|harold camping of FamilyRadio.com - May 11, 2011 Rapture Prediction|
if for every lie, pinocchio's prick would expand, harold camping could easily have the longest dick in the known universe.
as it is, he's probably the biggest DICK in the world. at least for those that believed his rapture story and went ahead and quit their jobs and went on a euphoric acid trip believing that May 21, 2011, at exactly 6:00PM, the rapture will happen and signal the end of the world.
seriously, it can't happen that soon. the expiration on my Coke Zero can said June 15, 2011 and I still have to watch the last episode of Oprah and let Americans make the biggest mistake of voting for the worst American Idol season winner of all time.
i sat through mass during the Saturday, May 11, 2011 6:00PM anticipated schedule. if there was anyone who was going to suddenly dissipate and rise to heaven, it would have to be the priest standing in the pulpit in front of all the sinners. guess what, not a single one disappeared inside the church. oh wait, we're asians, we can't be saved, right harold?
last night, i had the distinct pleasure of watching a late tv opinion show where they had rabid anti Reproductive Health (RH) politicians slugging it out with pro RH advocates on the moral merits of the issue. ok, so what's pleasurable with watching la coste (aka crocodile) brand ambassadors on national TV?

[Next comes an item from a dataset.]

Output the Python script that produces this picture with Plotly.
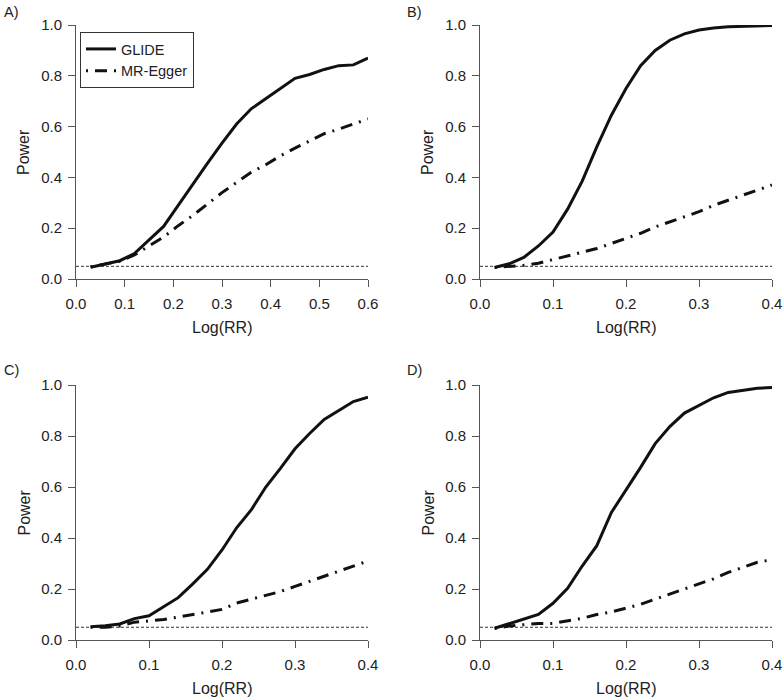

when they opened the telephone lines for commentators, one caller opened her line with:
"this is not a question, it's already 9:00PM, May 11, 2011 and harold camping said you suckers are all going to hell with me!"
ooooohhh that shut the panel up and forced an emergency ad spot.
then again, i realized that i had it wrong.
you see, harold computed it VERY specifically to be May 11, 2011 6:00PM California time (where he's based). Which meant that it has to happen May 22, 2011 9:00AM Cebu/Manila/Philippine time.
and i was like, pissed.
i was scheduled to join a corporate event hosted by Shangri-la Mactan Resort and Spa and I was looking forward to breakfast in Acqua and Lunch at Tides.
by 9:01AM i realized that the whole bloody Philippines is going to hell as everyone around me enjoyed their danggit, corn beef hash, fried rice, daing na bangus, native chorizo, omelette and endless supply of freshly brewed coffee and fruit juice.
that's a distinct probability, but the reality would have a horde of pitchfork wielding, jobless, publicly humiliated folks running after harold and shouting "wait till we get to you, we'll make this baseball bat disappear... up your ass!!!"